Additionally, before the 1970s dams were constructed so that water was released from the bottom of the reservoir. This water, which is cold, depleted in oxygen, and low in sediment concentration, is much different from the water that would have naturally flowed downstream. Consequently, this different water composition has adverse effects on species downstream, particularly vegetation. Environmentalists brought enough attention to this problem that now old dams are being modified so that warmer more oxygenated water is released from the top the reservoir (Woodward).
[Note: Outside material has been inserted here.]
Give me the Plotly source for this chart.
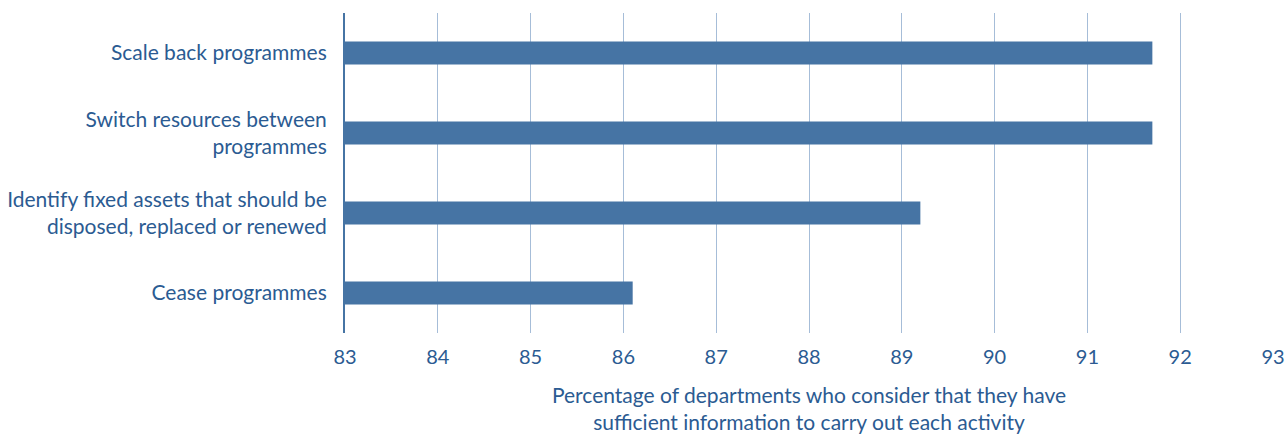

Reservoirs also retain water preventing annual flooding during rainy seasons, which is often detrimental to animal and plant species that depend on the benefits of short term but intense flooding. Though, this ability to control floodwaters does offer several humanitarian benefits and may have been the initial purpose of dams, it also negativity impacts traditional farming practices. Farmers in Egypt and Bangladesh for example, depended on seasonal flooding to carry nutrient rich sediments to fertilize their lands. Additionally, the decrease in water pressure prevents surface water from seeping into natural watertables downstream from the dam, causing natural water sources to become barren, hindering agricultural production (WWF).
Annual floods also have the ability to wash away obstructions along the course of the river, which prevents larger floods from creating catastrophic damage. Without these annual floods, material is allowed to buildup as a result of the dam.